- Data block -
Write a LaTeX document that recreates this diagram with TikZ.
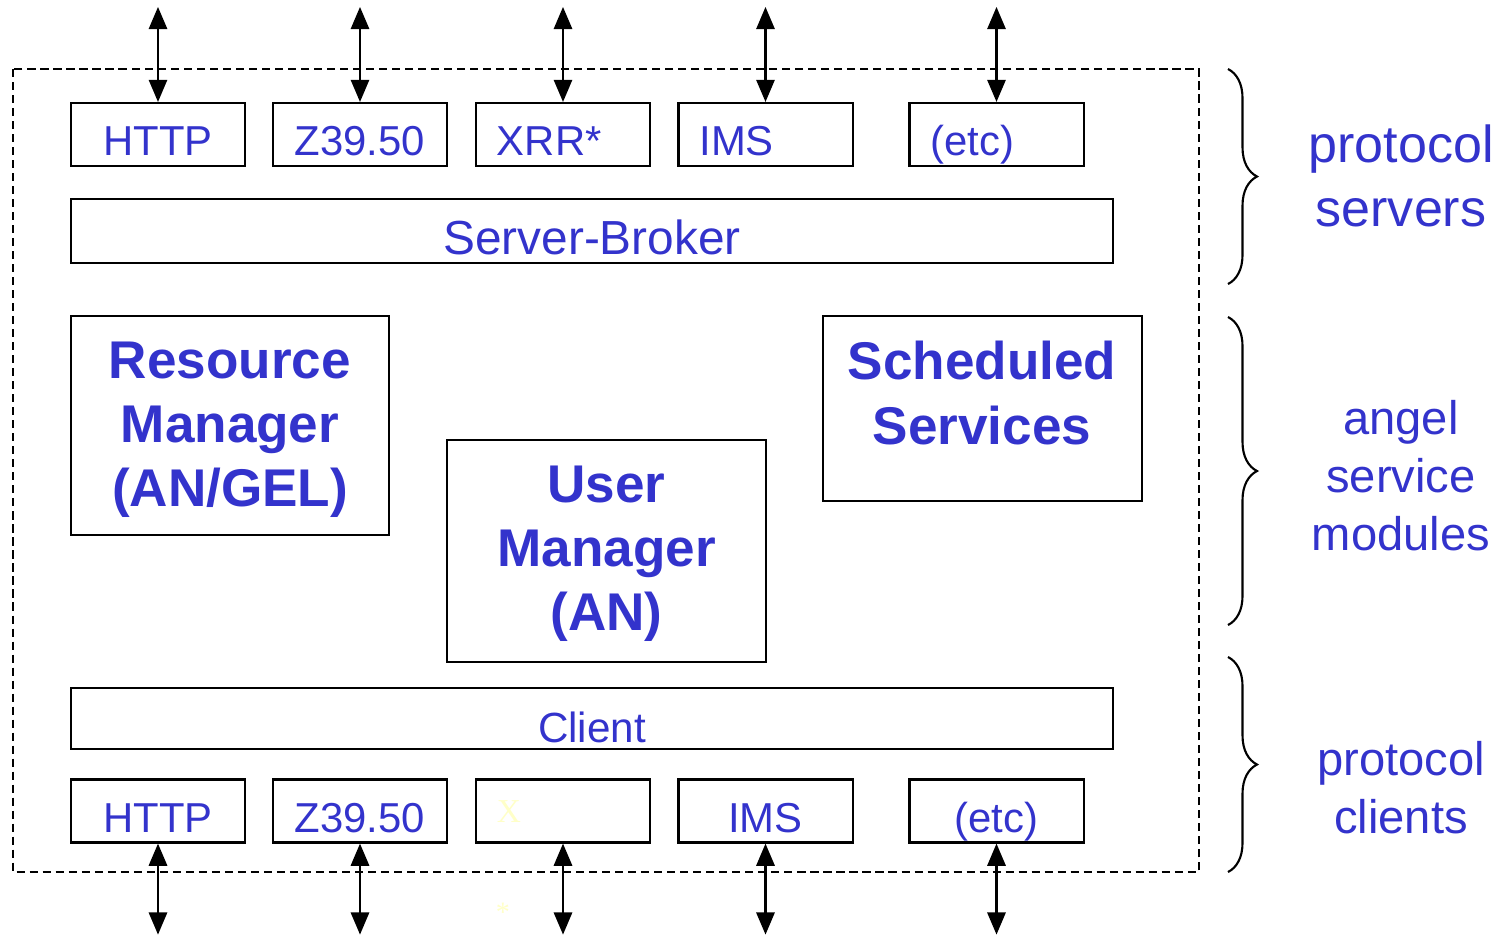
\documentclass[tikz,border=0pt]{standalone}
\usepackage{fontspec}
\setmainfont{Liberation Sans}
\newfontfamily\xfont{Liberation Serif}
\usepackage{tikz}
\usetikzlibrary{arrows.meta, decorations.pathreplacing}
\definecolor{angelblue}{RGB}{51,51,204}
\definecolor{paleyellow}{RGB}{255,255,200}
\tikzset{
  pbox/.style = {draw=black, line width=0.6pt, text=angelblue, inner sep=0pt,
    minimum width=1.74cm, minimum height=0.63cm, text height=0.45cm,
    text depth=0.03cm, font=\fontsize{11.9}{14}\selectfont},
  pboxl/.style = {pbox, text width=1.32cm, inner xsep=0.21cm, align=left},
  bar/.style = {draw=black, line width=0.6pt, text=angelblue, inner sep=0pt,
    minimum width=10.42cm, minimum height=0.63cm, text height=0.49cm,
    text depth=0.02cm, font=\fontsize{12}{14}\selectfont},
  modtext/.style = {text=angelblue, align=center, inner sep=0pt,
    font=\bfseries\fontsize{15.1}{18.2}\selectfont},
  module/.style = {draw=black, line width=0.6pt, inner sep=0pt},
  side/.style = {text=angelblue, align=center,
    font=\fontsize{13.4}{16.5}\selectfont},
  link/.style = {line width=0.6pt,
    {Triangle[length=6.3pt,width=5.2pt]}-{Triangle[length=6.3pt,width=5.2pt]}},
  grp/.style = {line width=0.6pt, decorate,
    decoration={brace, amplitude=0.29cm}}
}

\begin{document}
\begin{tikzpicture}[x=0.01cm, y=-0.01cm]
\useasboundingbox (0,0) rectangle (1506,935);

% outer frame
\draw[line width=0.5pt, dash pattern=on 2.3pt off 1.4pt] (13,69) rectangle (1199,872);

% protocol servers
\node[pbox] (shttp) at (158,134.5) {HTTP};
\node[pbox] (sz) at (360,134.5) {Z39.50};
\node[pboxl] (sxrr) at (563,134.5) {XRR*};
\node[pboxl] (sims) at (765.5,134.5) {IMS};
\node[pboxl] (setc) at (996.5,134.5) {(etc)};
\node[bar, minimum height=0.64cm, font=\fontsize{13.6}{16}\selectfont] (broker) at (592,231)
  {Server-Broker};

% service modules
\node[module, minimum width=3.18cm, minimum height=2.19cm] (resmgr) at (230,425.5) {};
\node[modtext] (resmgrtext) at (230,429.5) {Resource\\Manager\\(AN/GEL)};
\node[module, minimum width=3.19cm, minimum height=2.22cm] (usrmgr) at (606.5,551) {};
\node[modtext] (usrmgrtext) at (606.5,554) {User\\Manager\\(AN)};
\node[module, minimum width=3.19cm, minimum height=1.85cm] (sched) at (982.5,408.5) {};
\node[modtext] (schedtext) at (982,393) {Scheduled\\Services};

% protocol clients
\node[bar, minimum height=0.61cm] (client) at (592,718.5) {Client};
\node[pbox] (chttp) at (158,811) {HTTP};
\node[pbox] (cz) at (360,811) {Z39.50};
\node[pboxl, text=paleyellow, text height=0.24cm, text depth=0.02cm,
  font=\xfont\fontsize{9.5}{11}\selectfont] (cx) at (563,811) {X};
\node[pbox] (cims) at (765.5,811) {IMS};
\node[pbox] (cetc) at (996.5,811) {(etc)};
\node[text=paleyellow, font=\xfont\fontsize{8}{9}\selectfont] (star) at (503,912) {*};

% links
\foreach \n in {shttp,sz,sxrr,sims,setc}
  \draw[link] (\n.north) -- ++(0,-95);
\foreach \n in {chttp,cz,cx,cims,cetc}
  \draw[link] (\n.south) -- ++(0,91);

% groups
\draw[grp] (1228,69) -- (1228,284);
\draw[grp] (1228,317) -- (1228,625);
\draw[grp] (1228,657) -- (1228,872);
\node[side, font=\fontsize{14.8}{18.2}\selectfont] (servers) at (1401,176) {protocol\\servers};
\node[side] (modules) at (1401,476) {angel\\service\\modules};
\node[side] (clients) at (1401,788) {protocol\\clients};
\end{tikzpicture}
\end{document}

- Work to do -
Copy the whole of the material above exactly, but not its images.

- Problem solution -
Write a LaTeX document that recreates this diagram with TikZ.
\documentclass[tikz,border=0pt]{standalone}
\usepackage{fontspec}
\setmainfont{Liberation Sans}
\newfontfamily\xfont{Liberation Serif}
\usepackage{tikz}
\usetikzlibrary{arrows.meta, decorations.pathreplacing}
\definecolor{angelblue}{RGB}{51,51,204}
\definecolor{paleyellow}{RGB}{255,255,200}
\tikzset{
  pbox/.style = {draw=black, line width=0.6pt, text=angelblue, inner sep=0pt,
    minimum width=1.74cm, minimum height=0.63cm, text height=0.45cm,
    text depth=0.03cm, font=\fontsize{11.9}{14}\selectfont},
  pboxl/.style = {pbox, text width=1.32cm, inner xsep=0.21cm, align=left},
  bar/.style = {draw=black, line width=0.6pt, text=angelblue, inner sep=0pt,
    minimum width=10.42cm, minimum height=0.63cm, text height=0.49cm,
    text depth=0.02cm, font=\fontsize{12}{14}\selectfont},
  modtext/.style = {text=angelblue, align=center, inner sep=0pt,
    font=\bfseries\fontsize{15.1}{18.2}\selectfont},
  module/.style = {draw=black, line width=0.6pt, inner sep=0pt},
  side/.style = {text=angelblue, align=center,
    font=\fontsize{13.4}{16.5}\selectfont},
  link/.style = {line width=0.6pt,
    {Triangle[length=6.3pt,width=5.2pt]}-{Triangle[length=6.3pt,width=5.2pt]}},
  grp/.style = {line width=0.6pt, decorate,
    decoration={brace, amplitude=0.29cm}}
}

\begin{document}
\begin{tikzpicture}[x=0.01cm, y=-0.01cm]
\useasboundingbox (0,0) rectangle (1506,935);

% outer frame
\draw[line width=0.5pt, dash pattern=on 2.3pt off 1.4pt] (13,69) rectangle (1199,872);

% protocol servers
\node[pbox] (shttp) at (158,134.5) {HTTP};
\node[pbox] (sz) at (360,134.5) {Z39.50};
\node[pboxl] (sxrr) at (563,134.5) {XRR*};
\node[pboxl] (sims) at (765.5,134.5) {IMS};
\node[pboxl] (setc) at (996.5,134.5) {(etc)};
\node[bar, minimum height=0.64cm, font=\fontsize{13.6}{16}\selectfont] (broker) at (592,231)
  {Server-Broker};

% service modules
\node[module, minimum width=3.18cm, minimum height=2.19cm] (resmgr) at (230,425.5) {};
\node[modtext] (resmgrtext) at (230,429.5) {Resource\\Manager\\(AN/GEL)};
\node[module, minimum width=3.19cm, minimum height=2.22cm] (usrmgr) at (606.5,551) {};
\node[modtext] (usrmgrtext) at (606.5,554) {User\\Manager\\(AN)};
\node[module, minimum width=3.19cm, minimum height=1.85cm] (sched) at (982.5,408.5) {};
\node[modtext] (schedtext) at (982,393) {Scheduled\\Services};

% protocol clients
\node[bar, minimum height=0.61cm] (client) at (592,718.5) {Client};
\node[pbox] (chttp) at (158,811) {HTTP};
\node[pbox] (cz) at (360,811) {Z39.50};
\node[pboxl, text=paleyellow, text height=0.24cm, text depth=0.02cm,
  font=\xfont\fontsize{9.5}{11}\selectfont] (cx) at (563,811) {X};
\node[pbox] (cims) at (765.5,811) {IMS};
\node[pbox] (cetc) at (996.5,811) {(etc)};
\node[text=paleyellow, font=\xfont\fontsize{8}{9}\selectfont] (star) at (503,912) {*};

% links
\foreach \n in {shttp,sz,sxrr,sims,setc}
  \draw[link] (\n.north) -- ++(0,-95);
\foreach \n in {chttp,cz,cx,cims,cetc}
  \draw[link] (\n.south) -- ++(0,91);

% groups
\draw[grp] (1228,69) -- (1228,284);
\draw[grp] (1228,317) -- (1228,625);
\draw[grp] (1228,657) -- (1228,872);
\node[side, font=\fontsize{14.8}{18.2}\selectfont] (servers) at (1401,176) {protocol\\servers};
\node[side] (modules) at (1401,476) {angel\\service\\modules};
\node[side] (clients) at (1401,788) {protocol\\clients};
\end{tikzpicture}
\end{document}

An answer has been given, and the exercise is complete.